Recall that the closer x_0 is to x, the better the approximation of the Taylor series for f(x) is. Knowing this, we want to pick x_n=x_0 such that x_0 is close to the root, x_r. Then, substituting x_n=x_0 into our equation,

    \[x_r\approx x_0-\frac{f(x_0)}{f'(x_0)}=x_1.\]

Because x_1 is close to x_r, we can then substitute in x_1 to get

    \[x_r\approx x_1-\frac{f(x_1)}{f'(x_1)}=x_2.\]

Because x_1 is closer to x_r than x_0 is, x_2 is a better approximation for x_r than x_1 is. We can then get an even closer approximation by substituting x_2 into the formula, then x_3, and so on. With each iteration of this process, we are getting closer to x_r.

Well, that’s not entirely true. If x_0 is not close enough to the desired root, this process may actually lead us farther away from the root or lead us to another root if more than one exists [9]. Consequently, we need to be careful when choosing x_0.

Let’s now work through an example that demonstrates the Newton-Raphson method. This problem is one I completed for this paper and comes from Hiebert [9].


Example 81
Consider the equation f(x)=x^3-6x^2+9x-4=0. Estimate the smallest root for this equation and use this answer as the starting value to perform three iterations with the Newton-Raphson method.

Solution
If x is negative, x^3, -6x^2, 9x, and -4 are all negative. Thus, it is impossible for x to be negative and a root. So, every root must be greater than or equal to zero. Thus, the smallest root will be the one closest to zero. So, setting x_0 equal to zero seems like a good place to start. We have that

    \[f'(x)=3x^2-12x+9\]

so the iterations are performed as follows.

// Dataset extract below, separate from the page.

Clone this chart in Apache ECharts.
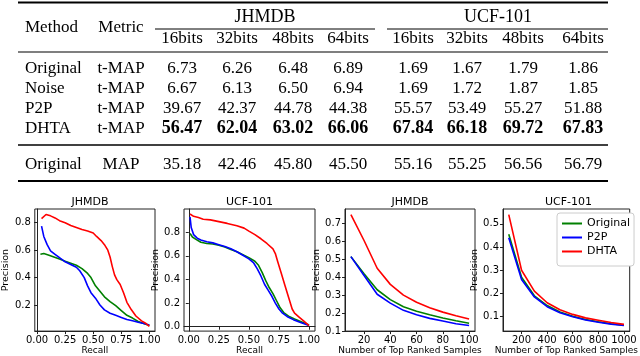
<!DOCTYPE html>
<html>
<head>
<meta charset="utf-8">
<script src="https://cdn.jsdelivr.net/npm/echarts@6/dist/echarts.min.js"></script>
<style>html,body{margin:0;padding:0;background:#fff}#c{width:640px;height:356px}</style>
</head>
<body>
<div id="c"></div>
<script>
// ---------- table data ----------
const methods = ['Original', 'Noise', 'P2P', 'DHTA', 'Original'];
const metrics = ['t-MAP', 't-MAP', 't-MAP', 't-MAP', 'MAP'];
const datasets = ['JHMDB', 'UCF-101'];
const bitLabels = ['16bits', '32bits', '48bits', '64bits'];
const jhmdbTable = [
  [6.73, 6.26, 6.48, 6.89],
  [6.67, 6.13, 6.50, 6.94],
  [39.67, 42.37, 44.78, 44.38],
  [56.47, 62.04, 63.02, 66.06],
  [35.18, 42.46, 45.80, 45.50]
];
const ucfTable = [
  [1.69, 1.67, 1.79, 1.86],
  [1.69, 1.72, 1.87, 1.85],
  [55.57, 53.49, 55.27, 51.88],
  [67.84, 66.18, 69.72, 67.83],
  [55.16, 55.25, 56.56, 56.79]
];
const boldRow = 3;

// ---------- chart data ----------
const seriesNames = ['Original', 'P2P', 'DHTA'];
const chartTitles = ['JHMDB', 'UCF-101', 'JHMDB', 'UCF-101'];
const xNames = ['Recall', 'Recall', 'Number of Top Ranked Samples', 'Number of Top Ranked Samples'];

const prJhmdbOriginal = [[0.03,0.57],[0.06,0.575],[0.10,0.565],[0.15,0.55],[0.20,0.535],[0.25,0.52],[0.30,0.505],[0.35,0.49],[0.40,0.465],[0.45,0.43],[0.48,0.40],[0.52,0.34],[0.56,0.30],[0.60,0.26],[0.65,0.225],[0.70,0.195],[0.75,0.16],[0.80,0.125],[0.85,0.105],[0.90,0.08],[0.95,0.065],[1.00,0.05]];
const prJhmdbP2P = [[0.04,0.775],[0.06,0.70],[0.09,0.64],[0.12,0.595],[0.16,0.57],[0.20,0.545],[0.25,0.515],[0.30,0.495],[0.35,0.475],[0.38,0.45],[0.42,0.40],[0.45,0.34],[0.48,0.29],[0.52,0.25],[0.56,0.20],[0.60,0.165],[0.65,0.14],[0.70,0.125],[0.75,0.11],[0.80,0.095],[0.85,0.085],[0.90,0.075],[0.95,0.065],[1.00,0.055]];
const prJhmdbDHTA = [[0.04,0.83],[0.08,0.86],[0.12,0.85],[0.16,0.835],[0.20,0.815],[0.25,0.80],[0.30,0.78],[0.35,0.765],[0.40,0.75],[0.45,0.74],[0.50,0.725],[0.53,0.70],[0.57,0.67],[0.60,0.64],[0.63,0.60],[0.65,0.55],[0.67,0.48],[0.69,0.42],[0.71,0.385],[0.74,0.35],[0.77,0.29],[0.80,0.22],[0.84,0.165],[0.88,0.12],[0.93,0.085],[0.97,0.065],[1.00,0.045]];

const prUcfOriginal = [[0.01,0.79],[0.03,0.76],[0.06,0.74],[0.10,0.715],[0.15,0.705],[0.20,0.70],[0.25,0.69],[0.30,0.675],[0.35,0.655],[0.40,0.635],[0.45,0.61],[0.50,0.585],[0.55,0.555],[0.58,0.52],[0.61,0.46],[0.64,0.39],[0.67,0.33],[0.70,0.28],[0.73,0.22],[0.76,0.16],[0.79,0.12],[0.83,0.09],[0.88,0.065],[0.94,0.04],[1.00,0.015]];
const prUcfP2P = [[0.01,0.93],[0.02,0.84],[0.04,0.78],[0.07,0.75],[0.10,0.735],[0.15,0.72],[0.20,0.71],[0.25,0.695],[0.30,0.68],[0.35,0.66],[0.40,0.635],[0.45,0.605],[0.50,0.575],[0.54,0.54],[0.57,0.49],[0.60,0.43],[0.63,0.36],[0.66,0.31],[0.69,0.26],[0.72,0.20],[0.75,0.15],[0.78,0.115],[0.82,0.085],[0.87,0.06],[0.93,0.035],[1.00,0.01]];
const prUcfDHTA = [[0.01,0.955],[0.04,0.935],[0.08,0.925],[0.12,0.91],[0.18,0.905],[0.25,0.89],[0.32,0.875],[0.40,0.855],[0.46,0.835],[0.50,0.81],[0.55,0.78],[0.60,0.745],[0.65,0.705],[0.70,0.66],[0.72,0.62],[0.74,0.55],[0.77,0.45],[0.80,0.35],[0.83,0.25],[0.86,0.15],[0.88,0.115],[0.92,0.08],[0.96,0.045],[1.00,0.01]];

const topKJhmdb = [10, 20, 30, 40, 50, 60, 70, 80, 90, 100];
const pkJhmdbOriginal = [0.515, 0.42, 0.33, 0.275, 0.235, 0.21, 0.19, 0.172, 0.157, 0.143];
const pkJhmdbP2P = [0.515, 0.41, 0.305, 0.255, 0.215, 0.19, 0.17, 0.155, 0.14, 0.13];
const pkJhmdbDHTA = [0.75, 0.605, 0.45, 0.36, 0.30, 0.26, 0.23, 0.205, 0.185, 0.167];

const topKUcf = [100, 200, 300, 400, 500, 600, 700, 800, 900, 1000];
const pkUcfOriginal = [0.455, 0.27, 0.19, 0.148, 0.12, 0.102, 0.088, 0.078, 0.07, 0.063];
const pkUcfP2P = [0.44, 0.26, 0.185, 0.143, 0.117, 0.1, 0.086, 0.076, 0.068, 0.062];
const pkUcfDHTA = [0.54, 0.30, 0.21, 0.16, 0.13, 0.11, 0.095, 0.085, 0.075, 0.067];

// tick labels
const recallTicks = [0, 0.25, 0.5, 0.75, 1.0];
const prJhmdbYTicks = [0.2, 0.4, 0.6, 0.8];
const prUcfYTicks = [0.0, 0.2, 0.4, 0.6, 0.8];
const pkJhmdbXTicks = [20, 40, 60, 80, 100];
const pkJhmdbYTicks = [0.1, 0.2, 0.3, 0.4, 0.5, 0.6, 0.7];
const pkUcfXTicks = [200, 400, 600, 800, 1000];
const pkUcfYTicks = [0.1, 0.2, 0.3, 0.4, 0.5];

// ---------- layout ----------
const colors = ['#008000', '#0000ff', '#ff0000'];
const serif = '"Liberation Serif", "DejaVu Serif", serif';
const sans = '"DejaVu Sans", sans-serif';

const grids = [
  {left: 25, top: 209, width: 130, height: 124},
  {left: 184, top: 209, width: 131, height: 124},
  {left: 345, top: 209, width: 130, height: 124},
  {left: 503, top: 209, width: 131, height: 124}
];
const xRanges = [[-0.02, 1.05], [-0.04, 1.05], [5.5, 104.5], [55, 1045]];
const yRanges = [[0.01, 0.90], [-0.037, 0.997], [0.099, 0.781], [0.038, 0.564]];
const xTicks = [recallTicks, recallTicks, pkJhmdbXTicks, pkUcfXTicks];
const yTicks = [prJhmdbYTicks, prUcfYTicks, pkJhmdbYTicks, pkUcfYTicks];
const xFmt = [v => v.toFixed(2), v => v.toFixed(2), v => String(v), v => String(v)];
const yFmt = v => v.toFixed(1);

const xAxes = grids.map((g, i) => ({
  type: 'value', gridIndex: i, min: xRanges[i][0], max: xRanges[i][1],
  name: xNames[i], nameLocation: 'middle', nameGap: 12,
  nameTextStyle: {fontFamily: sans, fontSize: 9, color: '#000'},
  axisLine: {show: true, lineStyle: {color: '#222', width: 1}},
  axisTick: {show: true, inside: false, length: 3, customValues: xTicks[i], lineStyle: {color: '#222'}},
  axisLabel: {show: true, customValues: xTicks[i], formatter: xFmt[i], margin: 4, fontFamily: sans, fontSize: 10, color: '#000'},
  splitLine: {show: false}
}));
const yAxes = grids.map((g, i) => ({
  type: 'value', gridIndex: i, min: yRanges[i][0], max: yRanges[i][1],
  name: 'Precision', nameLocation: 'middle', nameGap: 16, nameRotate: 90,
  nameTextStyle: {fontFamily: sans, fontSize: 9.5, color: '#000'},
  axisLine: {show: true, lineStyle: {color: '#222', width: 1}},
  axisTick: {show: true, inside: false, length: 3, customValues: yTicks[i], lineStyle: {color: '#222'}},
  axisLabel: {show: true, customValues: yTicks[i], formatter: yFmt, margin: 4, fontFamily: sans, fontSize: 10, color: '#000'},
  splitLine: {show: false}
}));

const zip = (xs, ys) => xs.map((x, k) => [x, ys[k]]);
const chartSeries = [
  [prJhmdbOriginal, prJhmdbP2P, prJhmdbDHTA],
  [prUcfOriginal, prUcfP2P, prUcfDHTA],
  [zip(topKJhmdb, pkJhmdbOriginal), zip(topKJhmdb, pkJhmdbP2P), zip(topKJhmdb, pkJhmdbDHTA)],
  [zip(topKUcf, pkUcfOriginal), zip(topKUcf, pkUcfP2P), zip(topKUcf, pkUcfDHTA)]
];
const series = [];
chartSeries.forEach((set, i) => {
  set.forEach((data, s) => {
    series.push({
      type: 'line', name: seriesNames[s], xAxisIndex: i, yAxisIndex: i,
      data: data, showSymbol: false, symbol: 'none',
      lineStyle: {color: colors[s], width: 1.6}, itemStyle: {color: colors[s]},
      z: 2 + s
    });
  });
});

const titles = grids.map((g, i) => ({
  text: chartTitles[i], left: g.left + g.width / 2, top: 197, textAlign: 'center',
  padding: 0, textStyle: {fontFamily: sans, fontSize: 11, fontWeight: 'normal', color: '#000'}
}));

// ---------- table graphic ----------
const elements = [];
function txt(text, x, y, align, bold, size) {
  const fs = size || 17;
  elements.push({
    type: 'text', silent: true,
    style: {
      text: text, x: x, y: y, fill: '#000',
      font: (bold ? 'bold ' : 'normal ') + fs + 'px ' + serif,
      align: align, verticalAlign: 'middle', textAlign: align, textVerticalAlign: 'middle'
    }
  });
}
function hline(x1, x2, y, w) {
  elements.push({type: 'line', silent: true, shape: {x1: x1, y1: y, x2: x2, y2: y}, style: {stroke: '#000', lineWidth: w}});
}
const colX = [182, 237, 293, 348, 413, 467, 523, 583];
const rowY = [69, 89, 108.5, 128.5, 164.5];
const methodX = 25, metricX = 121;
txt('Method', methodX, 28, 'left');
txt('Metric', metricX, 28, 'center');
txt(datasets[0], (colX[0] + colX[3]) / 2, 17.5, 'center', false, 18);
txt(datasets[1], (colX[4] + colX[7]) / 2, 17.5, 'center', false, 18);
colX.forEach((x, k) => txt(bitLabels[k % 4], x, 39, 'center'));
methods.forEach((m, r) => {
  txt(m, methodX, rowY[r], 'left');
  txt(metrics[r], metricX, rowY[r], 'center');
  const vals = jhmdbTable[r].concat(ucfTable[r]);
  vals.forEach((v, k) => txt(v.toFixed(2), colX[k], rowY[r], 'center', r === boldRow, r === boldRow ? 18 : 17));
});
hline(18, 608, 2.5, 1.8);
hline(155, 375, 29, 1);
hline(387, 608, 29, 1);
hline(18, 608, 52, 1.2);
hline(18, 608, 145, 1.4);
hline(18, 608, 181, 1.8);

const chart = echarts.init(document.getElementById('c'), null, {renderer: 'canvas', width: 640, height: 356});
chart.setOption({
  animation: false,
  backgroundColor: '#fff',
  title: titles,
  grid: grids.map(g => Object.assign({show: true, borderColor: '#222', borderWidth: 1, backgroundColor: '#fff', containLabel: false}, g)),
  xAxis: xAxes,
  yAxis: yAxes,
  legend: {
    data: seriesNames, orient: 'vertical', left: 557, top: 213,
    icon: 'rect', itemWidth: 20, itemHeight: 2, itemGap: 3,
    padding: [5, 4, 9, 5], backgroundColor: '#fff', borderColor: '#ccc', borderWidth: 1, borderRadius: 3,
    textStyle: {fontFamily: sans, fontSize: 11, color: '#000'}
  },
  series: series,
  graphic: {elements: elements}
});
</script>
</body>
</html>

    \begin{align*} x_1&=0-\frac{0^3-6(0)^2+9(0)-4}{3(0)^2-12(0)+9}\\ &\approx 0.4444   &&\text{First Iteration}\\ x_2&=0.4444-\frac{0.4444^3-6(0.4444)^2+9(0.4444)-4}{3(0.4444)^2-12(0.4444)+9}\\ &\approx 0.7021 &&\text{Second Iteration}\\ x_3&=0.7021-\frac{0.7021^3-6(0.7021)^2+9(0.7021)-4}{3(0.7021)^2-12(0.7021)+9}\\ &\approx 0.8446 &&\text{Third Iteration}\\ \end{align*}

After three iterations, we have

    \[x_r\approx 0.8446.\]

Because

    \begin{align*} f(0.4444)&\approx -1.09758\\ f(0.7021)&\approx -0.29267\\ f(0.8446)&\approx -0.076187,\\ \end{align*}

we can see that we are getting closer to a root with each iteration so x_0=0 was a good choice.

The Newton-Raphson Method is a great one, but it does have one drawback. We are required to find the derivative. With the example above, it was not difficult to find the first derivative, but not every problem will be that simple. This is the beauty of our next rule, the Secant Rule. It allows us to bypass finding the derivative.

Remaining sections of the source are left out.